━━━━━ Supplied information

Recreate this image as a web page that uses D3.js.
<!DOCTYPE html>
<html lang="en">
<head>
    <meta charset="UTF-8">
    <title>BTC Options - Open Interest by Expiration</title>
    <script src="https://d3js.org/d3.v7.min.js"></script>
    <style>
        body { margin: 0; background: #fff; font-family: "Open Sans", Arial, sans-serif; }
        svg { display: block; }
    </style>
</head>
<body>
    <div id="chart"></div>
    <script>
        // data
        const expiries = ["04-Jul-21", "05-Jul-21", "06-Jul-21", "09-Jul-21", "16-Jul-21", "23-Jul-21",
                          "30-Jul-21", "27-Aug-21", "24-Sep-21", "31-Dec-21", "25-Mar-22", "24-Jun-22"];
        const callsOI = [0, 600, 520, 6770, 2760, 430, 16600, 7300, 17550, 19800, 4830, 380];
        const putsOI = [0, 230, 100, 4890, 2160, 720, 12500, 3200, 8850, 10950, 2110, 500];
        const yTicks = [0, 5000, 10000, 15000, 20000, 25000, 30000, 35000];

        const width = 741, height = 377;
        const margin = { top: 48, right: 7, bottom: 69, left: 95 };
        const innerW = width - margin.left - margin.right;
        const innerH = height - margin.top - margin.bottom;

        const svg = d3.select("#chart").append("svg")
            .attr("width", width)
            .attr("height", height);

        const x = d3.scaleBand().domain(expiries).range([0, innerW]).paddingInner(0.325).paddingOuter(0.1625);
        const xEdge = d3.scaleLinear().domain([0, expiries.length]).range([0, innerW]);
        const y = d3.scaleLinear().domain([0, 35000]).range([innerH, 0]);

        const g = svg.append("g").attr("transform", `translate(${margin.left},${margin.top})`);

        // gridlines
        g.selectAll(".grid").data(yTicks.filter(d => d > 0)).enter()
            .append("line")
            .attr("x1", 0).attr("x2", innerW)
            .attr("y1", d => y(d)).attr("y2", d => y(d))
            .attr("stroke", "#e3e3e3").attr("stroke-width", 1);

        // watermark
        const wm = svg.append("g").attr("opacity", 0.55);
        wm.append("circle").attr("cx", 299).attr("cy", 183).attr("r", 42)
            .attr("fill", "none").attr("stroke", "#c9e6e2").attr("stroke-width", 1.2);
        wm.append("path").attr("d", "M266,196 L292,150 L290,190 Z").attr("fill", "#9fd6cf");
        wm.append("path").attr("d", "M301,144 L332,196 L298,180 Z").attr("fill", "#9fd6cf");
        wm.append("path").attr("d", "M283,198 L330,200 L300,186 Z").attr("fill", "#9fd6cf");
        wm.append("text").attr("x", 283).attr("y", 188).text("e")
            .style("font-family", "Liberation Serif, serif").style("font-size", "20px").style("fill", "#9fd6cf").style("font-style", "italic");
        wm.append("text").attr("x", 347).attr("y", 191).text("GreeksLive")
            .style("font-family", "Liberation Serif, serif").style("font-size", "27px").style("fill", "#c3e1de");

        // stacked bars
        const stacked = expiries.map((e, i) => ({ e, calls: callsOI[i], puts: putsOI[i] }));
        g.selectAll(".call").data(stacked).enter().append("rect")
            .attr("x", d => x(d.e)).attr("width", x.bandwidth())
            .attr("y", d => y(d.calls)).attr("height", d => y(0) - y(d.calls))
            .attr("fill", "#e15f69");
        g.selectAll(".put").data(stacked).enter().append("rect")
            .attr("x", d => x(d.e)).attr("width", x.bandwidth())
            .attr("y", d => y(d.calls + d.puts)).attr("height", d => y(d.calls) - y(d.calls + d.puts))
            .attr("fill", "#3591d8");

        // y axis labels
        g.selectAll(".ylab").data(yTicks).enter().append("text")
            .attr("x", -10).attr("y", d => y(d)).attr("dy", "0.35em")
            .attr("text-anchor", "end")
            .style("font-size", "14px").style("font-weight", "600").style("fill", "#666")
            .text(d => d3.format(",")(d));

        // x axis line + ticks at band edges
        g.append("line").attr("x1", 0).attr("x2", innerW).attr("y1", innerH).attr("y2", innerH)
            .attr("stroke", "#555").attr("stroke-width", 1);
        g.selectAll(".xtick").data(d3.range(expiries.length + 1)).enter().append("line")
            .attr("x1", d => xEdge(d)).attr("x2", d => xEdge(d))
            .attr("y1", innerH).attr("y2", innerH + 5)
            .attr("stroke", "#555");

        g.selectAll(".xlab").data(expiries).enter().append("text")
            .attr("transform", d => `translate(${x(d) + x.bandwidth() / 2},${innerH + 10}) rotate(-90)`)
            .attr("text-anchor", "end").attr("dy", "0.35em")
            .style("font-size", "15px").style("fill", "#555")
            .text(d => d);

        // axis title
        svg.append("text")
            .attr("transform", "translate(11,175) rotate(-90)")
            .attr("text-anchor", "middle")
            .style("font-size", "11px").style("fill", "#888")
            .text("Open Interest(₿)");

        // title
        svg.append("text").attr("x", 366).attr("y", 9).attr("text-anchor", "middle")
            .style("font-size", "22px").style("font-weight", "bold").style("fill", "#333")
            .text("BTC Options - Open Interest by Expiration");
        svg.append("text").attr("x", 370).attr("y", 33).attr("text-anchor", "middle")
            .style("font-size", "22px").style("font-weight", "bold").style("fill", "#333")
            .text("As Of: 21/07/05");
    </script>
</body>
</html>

━━━━━━━━━━

What is required:
Restate the listing in full, word for word.

Reply to the exercise:
Recreate this image as a web page that uses D3.js.
<!DOCTYPE html>
<html lang="en">
<head>
    <meta charset="UTF-8">
    <title>BTC Options - Open Interest by Expiration</title>
    <script src="https://d3js.org/d3.v7.min.js"></script>
    <style>
        body { margin: 0; background: #fff; font-family: "Open Sans", Arial, sans-serif; }
        svg { display: block; }
    </style>
</head>
<body>
    <div id="chart"></div>
    <script>
        // data
        const expiries = ["04-Jul-21", "05-Jul-21", "06-Jul-21", "09-Jul-21", "16-Jul-21", "23-Jul-21",
                          "30-Jul-21", "27-Aug-21", "24-Sep-21", "31-Dec-21", "25-Mar-22", "24-Jun-22"];
        const callsOI = [0, 600, 520, 6770, 2760, 430, 16600, 7300, 17550, 19800, 4830, 380];
        const putsOI = [0, 230, 100, 4890, 2160, 720, 12500, 3200, 8850, 10950, 2110, 500];
        const yTicks = [0, 5000, 10000, 15000, 20000, 25000, 30000, 35000];

        const width = 741, height = 377;
        const margin = { top: 48, right: 7, bottom: 69, left: 95 };
        const innerW = width - margin.left - margin.right;
        const innerH = height - margin.top - margin.bottom;

        const svg = d3.select("#chart").append("svg")
            .attr("width", width)
            .attr("height", height);

        const x = d3.scaleBand().domain(expiries).range([0, innerW]).paddingInner(0.325).paddingOuter(0.1625);
        const xEdge = d3.scaleLinear().domain([0, expiries.length]).range([0, innerW]);
        const y = d3.scaleLinear().domain([0, 35000]).range([innerH, 0]);

        const g = svg.append("g").attr("transform", `translate(${margin.left},${margin.top})`);

        // gridlines
        g.selectAll(".grid").data(yTicks.filter(d => d > 0)).enter()
            .append("line")
            .attr("x1", 0).attr("x2", innerW)
            .attr("y1", d => y(d)).attr("y2", d => y(d))
            .attr("stroke", "#e3e3e3").attr("stroke-width", 1);

        // watermark
        const wm = svg.append("g").attr("opacity", 0.55);
        wm.append("circle").attr("cx", 299).attr("cy", 183).attr("r", 42)
            .attr("fill", "none").attr("stroke", "#c9e6e2").attr("stroke-width", 1.2);
        wm.append("path").attr("d", "M266,196 L292,150 L290,190 Z").attr("fill", "#9fd6cf");
        wm.append("path").attr("d", "M301,144 L332,196 L298,180 Z").attr("fill", "#9fd6cf");
        wm.append("path").attr("d", "M283,198 L330,200 L300,186 Z").attr("fill", "#9fd6cf");
        wm.append("text").attr("x", 283).attr("y", 188).text("e")
            .style("font-family", "Liberation Serif, serif").style("font-size", "20px").style("fill", "#9fd6cf").style("font-style", "italic");
        wm.append("text").attr("x", 347).attr("y", 191).text("GreeksLive")
            .style("font-family", "Liberation Serif, serif").style("font-size", "27px").style("fill", "#c3e1de");

        // stacked bars
        const stacked = expiries.map((e, i) => ({ e, calls: callsOI[i], puts: putsOI[i] }));
        g.selectAll(".call").data(stacked).enter().append("rect")
            .attr("x", d => x(d.e)).attr("width", x.bandwidth())
            .attr("y", d => y(d.calls)).attr("height", d => y(0) - y(d.calls))
            .attr("fill", "#e15f69");
        g.selectAll(".put").data(stacked).enter().append("rect")
            .attr("x", d => x(d.e)).attr("width", x.bandwidth())
            .attr("y", d => y(d.calls + d.puts)).attr("height", d => y(d.calls) - y(d.calls + d.puts))
            .attr("fill", "#3591d8");

        // y axis labels
        g.selectAll(".ylab").data(yTicks).enter().append("text")
            .attr("x", -10).attr("y", d => y(d)).attr("dy", "0.35em")
            .attr("text-anchor", "end")
            .style("font-size", "14px").style("font-weight", "600").style("fill", "#666")
            .text(d => d3.format(",")(d));

        // x axis line + ticks at band edges
        g.append("line").attr("x1", 0).attr("x2", innerW).attr("y1", innerH).attr("y2", innerH)
            .attr("stroke", "#555").attr("stroke-width", 1);
        g.selectAll(".xtick").data(d3.range(expiries.length + 1)).enter().append("line")
            .attr("x1", d => xEdge(d)).attr("x2", d => xEdge(d))
            .attr("y1", innerH).attr("y2", innerH + 5)
            .attr("stroke", "#555");

        g.selectAll(".xlab").data(expiries).enter().append("text")
            .attr("transform", d => `translate(${x(d) + x.bandwidth() / 2},${innerH + 10}) rotate(-90)`)
            .attr("text-anchor", "end").attr("dy", "0.35em")
            .style("font-size", "15px").style("fill", "#555")
            .text(d => d);

        // axis title
        svg.append("text")
            .attr("transform", "translate(11,175) rotate(-90)")
            .attr("text-anchor", "middle")
            .style("font-size", "11px").style("fill", "#888")
            .text("Open Interest(₿)");

        // title
        svg.append("text").attr("x", 366).attr("y", 9).attr("text-anchor", "middle")
            .style("font-size", "22px").style("font-weight", "bold").style("fill", "#333")
            .text("BTC Options - Open Interest by Expiration");
        svg.append("text").attr("x", 370).attr("y", 33).attr("text-anchor", "middle")
            .style("font-size", "22px").style("font-weight", "bold").style("fill", "#333")
            .text("As Of: 21/07/05");
    </script>
</body>
</html>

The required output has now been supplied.